Verwachtingsmanagement
Omdat kiezers hoge én lage verwachtingen van de politiek hebben, zou het verstandig zijn als politieke partijen al in de campagne duidelijk zijn over wat hun prioriteiten na de verkiezingen zijn, schrijft het SCP. Het planbureau noemt „enig verwachtingsmanagement in de campagne en de formatie geen overbodige luxe”. Uit het rapport: „Partijen en politici zouden naast ideeën ook kunnen laten weten waar hun prioriteiten liggen als er niet genoeg geld is om alles te doen, of waar de grenzen liggen van wat de overheid kan bereiken.”

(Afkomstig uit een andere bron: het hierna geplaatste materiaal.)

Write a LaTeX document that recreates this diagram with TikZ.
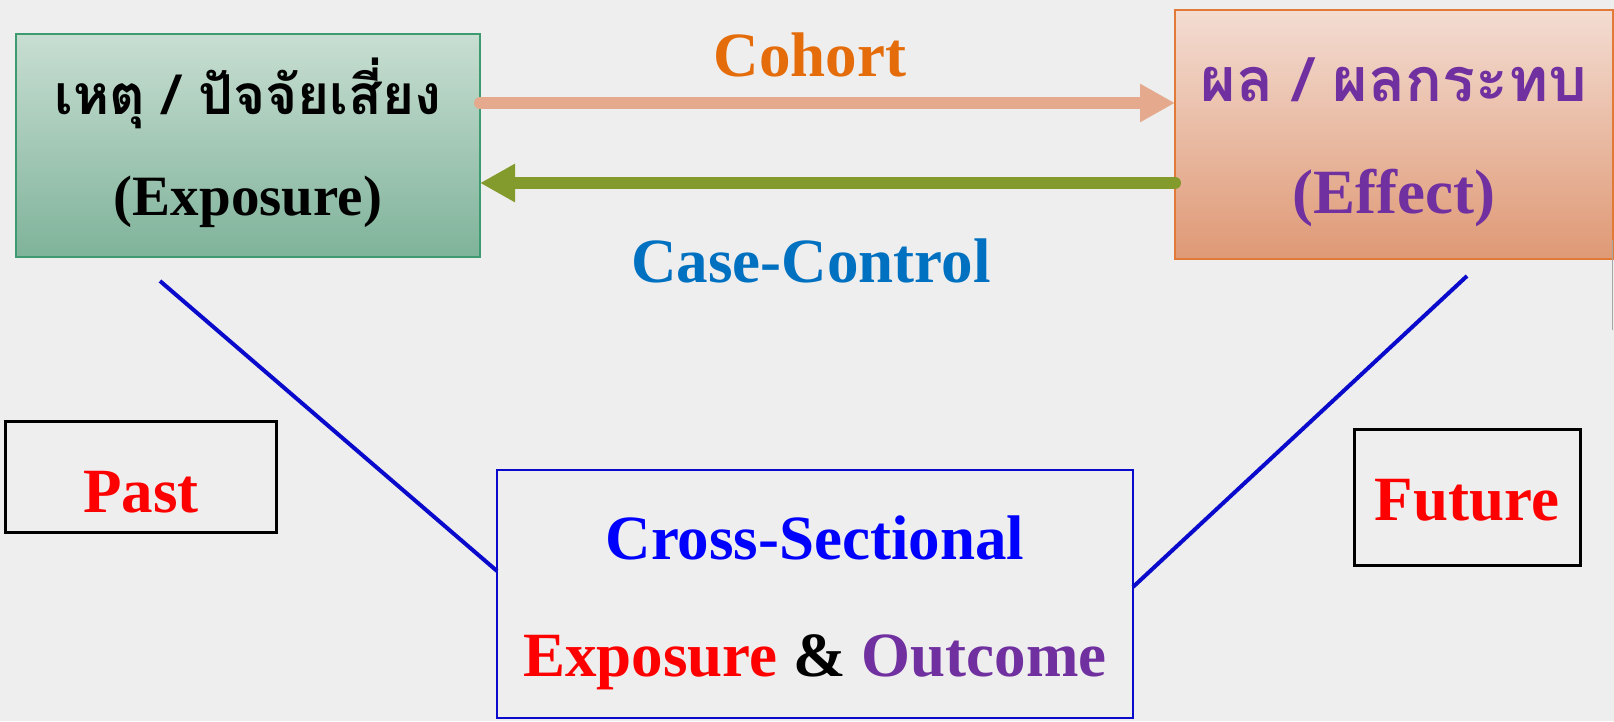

Den Ridder: „Als je kijkt naar de publieke opinie, die somber is over de richting waarin Nederland gaat, dan lijkt de volgende vertrouwensdip al in de maak”. Sinds de val van het kabinet zijn de oplossingen voor de ervaren problemen niet dichterbij gekomen, zegt de onderzoeker. „En de afgelopen jaren leren dat die oplossingen niet makkelijk zijn. Als politici zelf geen duidelijke prioriteiten stellen, bestaat het risico dat mensen na de verkiezingen zeggen: ze beloven veel, maar ze maken niks waar.”
Is er nog reden tot optimisme? „Inwoners vinden Nederland nog steeds een fijn land om in te wonen”, zegt Den Ridder. „Ze vinden dat ze boffen. Maar ze vinden óók dat het béter zou kunnen.”